Written request: Repeat every line exactly, keeping the pictures out of the copy.

Collected data:
========================================
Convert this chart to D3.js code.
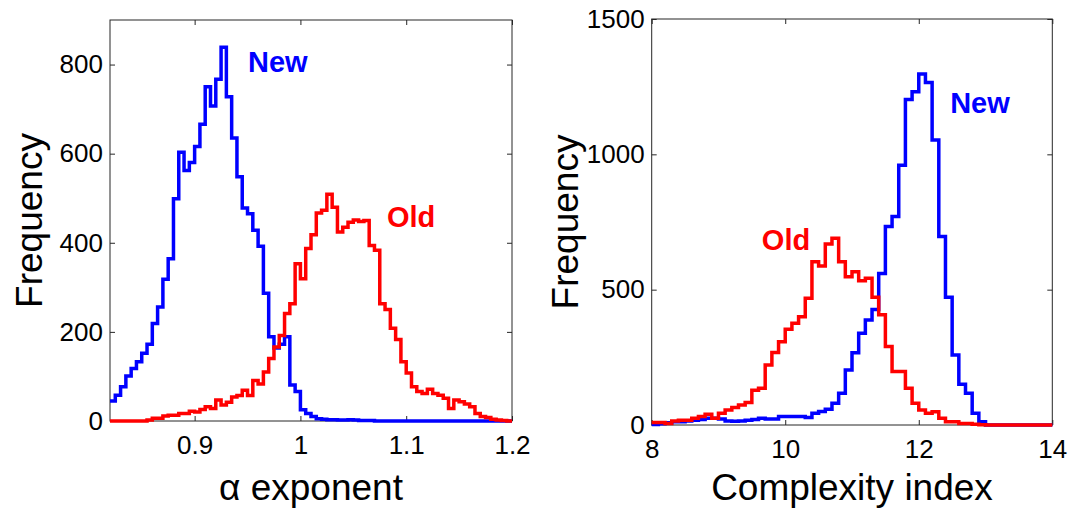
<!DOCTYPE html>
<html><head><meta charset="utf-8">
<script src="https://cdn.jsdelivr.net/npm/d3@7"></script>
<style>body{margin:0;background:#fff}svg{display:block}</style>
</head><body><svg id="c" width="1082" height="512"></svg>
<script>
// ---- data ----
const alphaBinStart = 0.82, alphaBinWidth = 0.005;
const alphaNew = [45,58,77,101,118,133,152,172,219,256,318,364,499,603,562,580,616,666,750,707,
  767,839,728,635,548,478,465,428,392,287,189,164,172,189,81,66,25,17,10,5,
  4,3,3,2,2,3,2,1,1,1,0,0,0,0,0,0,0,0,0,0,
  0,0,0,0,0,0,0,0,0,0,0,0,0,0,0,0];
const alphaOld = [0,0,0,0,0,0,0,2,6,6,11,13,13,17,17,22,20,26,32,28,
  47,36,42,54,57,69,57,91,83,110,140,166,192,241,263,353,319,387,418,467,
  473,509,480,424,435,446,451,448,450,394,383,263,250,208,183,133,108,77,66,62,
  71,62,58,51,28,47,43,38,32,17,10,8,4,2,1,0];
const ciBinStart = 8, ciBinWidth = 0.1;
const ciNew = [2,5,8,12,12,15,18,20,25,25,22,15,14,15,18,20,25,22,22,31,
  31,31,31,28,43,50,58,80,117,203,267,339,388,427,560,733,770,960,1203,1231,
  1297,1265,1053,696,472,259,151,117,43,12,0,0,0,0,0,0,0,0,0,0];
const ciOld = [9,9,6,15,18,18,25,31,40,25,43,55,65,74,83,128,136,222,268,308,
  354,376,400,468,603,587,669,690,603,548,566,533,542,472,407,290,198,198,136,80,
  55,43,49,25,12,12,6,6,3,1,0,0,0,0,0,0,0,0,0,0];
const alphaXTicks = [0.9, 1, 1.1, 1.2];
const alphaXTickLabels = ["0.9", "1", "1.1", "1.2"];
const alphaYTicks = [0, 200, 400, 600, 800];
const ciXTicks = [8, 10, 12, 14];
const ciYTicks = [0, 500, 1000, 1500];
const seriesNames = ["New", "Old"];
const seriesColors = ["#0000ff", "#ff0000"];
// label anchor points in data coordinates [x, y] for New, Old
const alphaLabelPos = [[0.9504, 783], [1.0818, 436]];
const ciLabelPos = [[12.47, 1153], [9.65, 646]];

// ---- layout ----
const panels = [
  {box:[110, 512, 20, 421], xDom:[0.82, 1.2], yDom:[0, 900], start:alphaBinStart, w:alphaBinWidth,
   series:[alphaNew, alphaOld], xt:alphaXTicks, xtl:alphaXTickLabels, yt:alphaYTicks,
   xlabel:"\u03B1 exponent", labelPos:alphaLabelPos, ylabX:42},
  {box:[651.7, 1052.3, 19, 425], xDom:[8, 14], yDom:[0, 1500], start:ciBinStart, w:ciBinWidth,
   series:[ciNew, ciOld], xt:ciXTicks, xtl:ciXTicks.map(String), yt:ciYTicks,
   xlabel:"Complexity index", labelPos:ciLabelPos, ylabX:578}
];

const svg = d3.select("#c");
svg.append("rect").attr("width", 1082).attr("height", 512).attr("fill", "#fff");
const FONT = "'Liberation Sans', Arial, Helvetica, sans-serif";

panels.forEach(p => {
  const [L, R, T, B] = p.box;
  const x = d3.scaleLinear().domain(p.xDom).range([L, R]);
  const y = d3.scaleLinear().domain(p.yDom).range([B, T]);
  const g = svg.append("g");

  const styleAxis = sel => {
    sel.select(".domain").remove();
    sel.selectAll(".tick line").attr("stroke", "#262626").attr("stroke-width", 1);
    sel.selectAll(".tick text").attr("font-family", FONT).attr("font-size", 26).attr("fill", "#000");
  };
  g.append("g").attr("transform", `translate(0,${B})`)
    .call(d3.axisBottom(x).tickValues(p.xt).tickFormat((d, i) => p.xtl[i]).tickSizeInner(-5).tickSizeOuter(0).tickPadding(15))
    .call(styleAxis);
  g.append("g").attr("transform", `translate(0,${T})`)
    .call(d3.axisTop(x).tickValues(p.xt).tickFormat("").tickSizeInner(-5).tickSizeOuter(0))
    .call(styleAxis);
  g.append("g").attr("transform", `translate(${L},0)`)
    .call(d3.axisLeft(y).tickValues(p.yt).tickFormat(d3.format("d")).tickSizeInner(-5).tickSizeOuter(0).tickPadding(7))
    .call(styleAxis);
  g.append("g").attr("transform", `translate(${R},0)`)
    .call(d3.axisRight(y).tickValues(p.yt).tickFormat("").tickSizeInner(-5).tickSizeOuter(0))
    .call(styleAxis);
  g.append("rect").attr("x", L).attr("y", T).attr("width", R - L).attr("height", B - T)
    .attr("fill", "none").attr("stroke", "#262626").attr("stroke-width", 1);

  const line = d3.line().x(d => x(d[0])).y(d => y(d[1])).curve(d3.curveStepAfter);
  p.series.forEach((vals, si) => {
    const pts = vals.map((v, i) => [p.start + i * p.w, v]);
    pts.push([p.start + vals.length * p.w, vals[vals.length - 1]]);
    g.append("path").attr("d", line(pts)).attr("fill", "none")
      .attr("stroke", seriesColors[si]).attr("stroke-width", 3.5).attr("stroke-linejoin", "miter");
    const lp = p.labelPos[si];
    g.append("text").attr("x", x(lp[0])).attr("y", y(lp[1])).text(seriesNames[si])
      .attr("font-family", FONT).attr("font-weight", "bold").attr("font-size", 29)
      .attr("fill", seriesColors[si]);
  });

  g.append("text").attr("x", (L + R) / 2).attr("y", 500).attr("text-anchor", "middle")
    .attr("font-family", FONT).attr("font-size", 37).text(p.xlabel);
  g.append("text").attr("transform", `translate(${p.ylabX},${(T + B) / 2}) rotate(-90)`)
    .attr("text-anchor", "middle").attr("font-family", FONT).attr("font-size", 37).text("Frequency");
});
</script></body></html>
========================================
Correct answer:
Convert this chart to D3.js code.
<!DOCTYPE html>
<html><head><meta charset="utf-8">
<script src="https://cdn.jsdelivr.net/npm/d3@7"></script>
<style>body{margin:0;background:#fff}svg{display:block}</style>
</head><body><svg id="c" width="1082" height="512"></svg>
<script>
// ---- data ----
const alphaBinStart = 0.82, alphaBinWidth = 0.005;
const alphaNew = [45,58,77,101,118,133,152,172,219,256,318,364,499,603,562,580,616,666,750,707,
  767,839,728,635,548,478,465,428,392,287,189,164,172,189,81,66,25,17,10,5,
  4,3,3,2,2,3,2,1,1,1,0,0,0,0,0,0,0,0,0,0,
  0,0,0,0,0,0,0,0,0,0,0,0,0,0,0,0];
const alphaOld = [0,0,0,0,0,0,0,2,6,6,11,13,13,17,17,22,20,26,32,28,
  47,36,42,54,57,69,57,91,83,110,140,166,192,241,263,353,319,387,418,467,
  473,509,480,424,435,446,451,448,450,394,383,263,250,208,183,133,108,77,66,62,
  71,62,58,51,28,47,43,38,32,17,10,8,4,2,1,0];
const ciBinStart = 8, ciBinWidth = 0.1;
const ciNew = [2,5,8,12,12,15,18,20,25,25,22,15,14,15,18,20,25,22,22,31,
  31,31,31,28,43,50,58,80,117,203,267,339,388,427,560,733,770,960,1203,1231,
  1297,1265,1053,696,472,259,151,117,43,12,0,0,0,0,0,0,0,0,0,0];
const ciOld = [9,9,6,15,18,18,25,31,40,25,43,55,65,74,83,128,136,222,268,308,
  354,376,400,468,603,587,669,690,603,548,566,533,542,472,407,290,198,198,136,80,
  55,43,49,25,12,12,6,6,3,1,0,0,0,0,0,0,0,0,0,0];
const alphaXTicks = [0.9, 1, 1.1, 1.2];
const alphaXTickLabels = ["0.9", "1", "1.1", "1.2"];
const alphaYTicks = [0, 200, 400, 600, 800];
const ciXTicks = [8, 10, 12, 14];
const ciYTicks = [0, 500, 1000, 1500];
const seriesNames = ["New", "Old"];
const seriesColors = ["#0000ff", "#ff0000"];
// label anchor points in data coordinates [x, y] for New, Old
const alphaLabelPos = [[0.9504, 783], [1.0818, 436]];
const ciLabelPos = [[12.47, 1153], [9.65, 646]];

// ---- layout ----
const panels = [
  {box:[110, 512, 20, 421], xDom:[0.82, 1.2], yDom:[0, 900], start:alphaBinStart, w:alphaBinWidth,
   series:[alphaNew, alphaOld], xt:alphaXTicks, xtl:alphaXTickLabels, yt:alphaYTicks,
   xlabel:"\u03B1 exponent", labelPos:alphaLabelPos, ylabX:42},
  {box:[651.7, 1052.3, 19, 425], xDom:[8, 14], yDom:[0, 1500], start:ciBinStart, w:ciBinWidth,
   series:[ciNew, ciOld], xt:ciXTicks, xtl:ciXTicks.map(String), yt:ciYTicks,
   xlabel:"Complexity index", labelPos:ciLabelPos, ylabX:578}
];

const svg = d3.select("#c");
svg.append("rect").attr("width", 1082).attr("height", 512).attr("fill", "#fff");
const FONT = "'Liberation Sans', Arial, Helvetica, sans-serif";

panels.forEach(p => {
  const [L, R, T, B] = p.box;
  const x = d3.scaleLinear().domain(p.xDom).range([L, R]);
  const y = d3.scaleLinear().domain(p.yDom).range([B, T]);
  const g = svg.append("g");

  const styleAxis = sel => {
    sel.select(".domain").remove();
    sel.selectAll(".tick line").attr("stroke", "#262626").attr("stroke-width", 1);
    sel.selectAll(".tick text").attr("font-family", FONT).attr("font-size", 26).attr("fill", "#000");
  };
  g.append("g").attr("transform", `translate(0,${B})`)
    .call(d3.axisBottom(x).tickValues(p.xt).tickFormat((d, i) => p.xtl[i]).tickSizeInner(-5).tickSizeOuter(0).tickPadding(15))
    .call(styleAxis);
  g.append("g").attr("transform", `translate(0,${T})`)
    .call(d3.axisTop(x).tickValues(p.xt).tickFormat("").tickSizeInner(-5).tickSizeOuter(0))
    .call(styleAxis);
  g.append("g").attr("transform", `translate(${L},0)`)
    .call(d3.axisLeft(y).tickValues(p.yt).tickFormat(d3.format("d")).tickSizeInner(-5).tickSizeOuter(0).tickPadding(7))
    .call(styleAxis);
  g.append("g").attr("transform", `translate(${R},0)`)
    .call(d3.axisRight(y).tickValues(p.yt).tickFormat("").tickSizeInner(-5).tickSizeOuter(0))
    .call(styleAxis);
  g.append("rect").attr("x", L).attr("y", T).attr("width", R - L).attr("height", B - T)
    .attr("fill", "none").attr("stroke", "#262626").attr("stroke-width", 1);

  const line = d3.line().x(d => x(d[0])).y(d => y(d[1])).curve(d3.curveStepAfter);
  p.series.forEach((vals, si) => {
    const pts = vals.map((v, i) => [p.start + i * p.w, v]);
    pts.push([p.start + vals.length * p.w, vals[vals.length - 1]]);
    g.append("path").attr("d", line(pts)).attr("fill", "none")
      .attr("stroke", seriesColors[si]).attr("stroke-width", 3.5).attr("stroke-linejoin", "miter");
    const lp = p.labelPos[si];
    g.append("text").attr("x", x(lp[0])).attr("y", y(lp[1])).text(seriesNames[si])
      .attr("font-family", FONT).attr("font-weight", "bold").attr("font-size", 29)
      .attr("fill", seriesColors[si]);
  });

  g.append("text").attr("x", (L + R) / 2).attr("y", 500).attr("text-anchor", "middle")
    .attr("font-family", FONT).attr("font-size", 37).text(p.xlabel);
  g.append("text").attr("transform", `translate(${p.ylabX},${(T + B) / 2}) rotate(-90)`)
    .attr("text-anchor", "middle").attr("font-family", FONT).attr("font-size", 37).text("Frequency");
});
</script></body></html>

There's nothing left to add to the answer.